Member of the Kerala Legislative Assembly
- Incumbent
- Assumed office 25 May 2021
- Preceded by: C. K. Nanu
- Constituency: Vadakara

Personal details
- Born: 6 May 1970 (age 56) Naduvannur, Kozhikode, Kerala, India
- Party: Revolutionary Marxist Party of India
- Spouse: T. P. Chandrasekharan ​ ​(m. 1994; died 2012)​
- Children: Abhinand Chandrasekharan
- Alma mater: Malabar Christian College, Kozhikode

= K. K. Rema =

Indian politician

Koncha Kandi Rema (born 6 May 1970) is an Indian politician and activist from Kerala. She is associated with the Revolutionary Marxist Party of India. She is the widow of RMPI founder late T. P. Chandrasekharan. She has contested from Vadakara constituency in Kerala during the state assembly elections of 2021 and won with a margin of 7491 votes. She retained the seat for RMPI in the 2026 Kerala Legislative Assembly election.
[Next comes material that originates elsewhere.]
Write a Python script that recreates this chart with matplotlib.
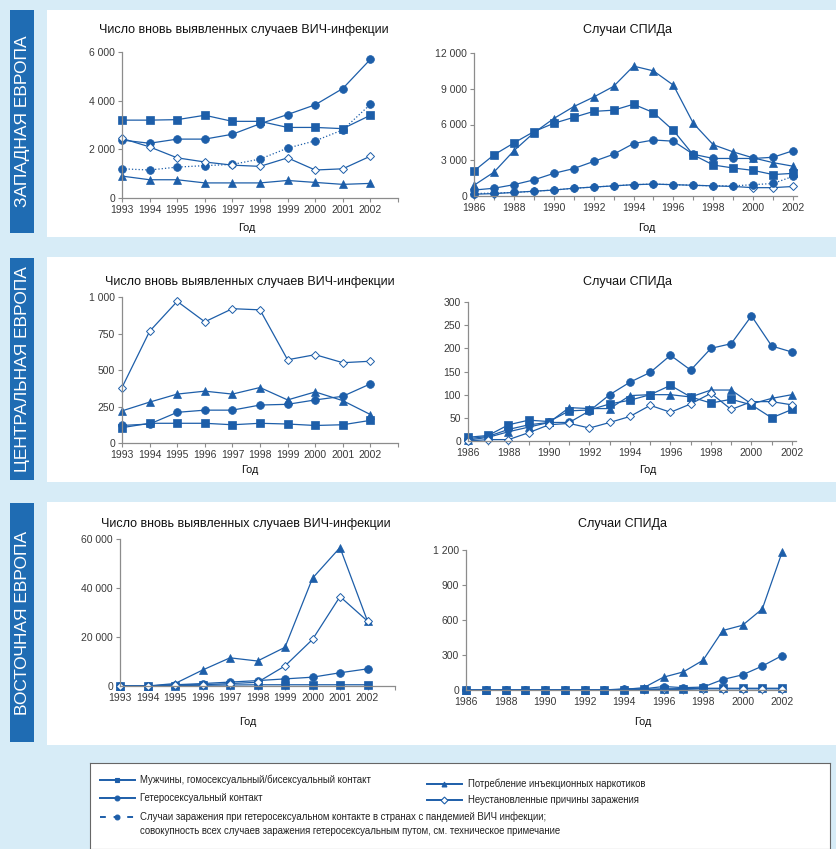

== Personal life and education ==
Rema was born in Naduvannur village of Kozhikode district in Kerala to K. K. Madhavan and Dakshayani Amma. She did her primary schooling from Kavumthara AUP School and completed pre-degree from Zamorin's Guruvayurappan College, Kozhikode. Subsequently, she earned B.A. in History degree from Malabar Christian College. She managed to complete the JDC course while being actively part of the communist movement. Her marriage to T. P. Chandrasekharan was arranged within the party outlook which took place on 16 October 1994. Later on, she joined the Vadakara Cooperative Rural Bank and was serving as the branch manager while the state assembly polls of 2021 were due.

== Political activism ==
She served as the state vice president of SFI and was a state committee member in the 90s. Rema has been active in the local party activities in and around Vadakara, where she has been married till 2012. She has been a crusader against murder and rape in Kerala and a strong voice in favor of women's rights in the last decade.

Her husband, T. P. Chandrasekharan was killed on 4 May 2012 for being a vocal critic and a fighting force against the CPI(M). Following her husband's death, she contested the Vadakara seat in the 2016 Kerala Legislative assembly election but she had to finish at third position with a vote share of more than 20000 votes.

RMP and different political organisations in other states came together and established the RMPI, which was registered with the election commission in 2017. In 2021, K K Rema faced the assembly elections from Vadakara constituency supported by the UDF and became the first MLA of RMPI. She is the first female to win from the constituency. She won the Vatakara Constituency in the 2021 Kerala Legislative Assembly election and retained it in the 2026 Kerala Legislative Assembly election. In 2021, she polled 65,093 and defeated her nearest rival, Manayath Chandran of the Loktantrik Janata Dal, an ally of the LDF. In 2026, she polled 70,117 votes and defeated M K Bhaskaran of the Rashtriya Janata Dal, by a margin of 14,862 votes. She contested and lost the Vadakara seat in 2016 Assembly election.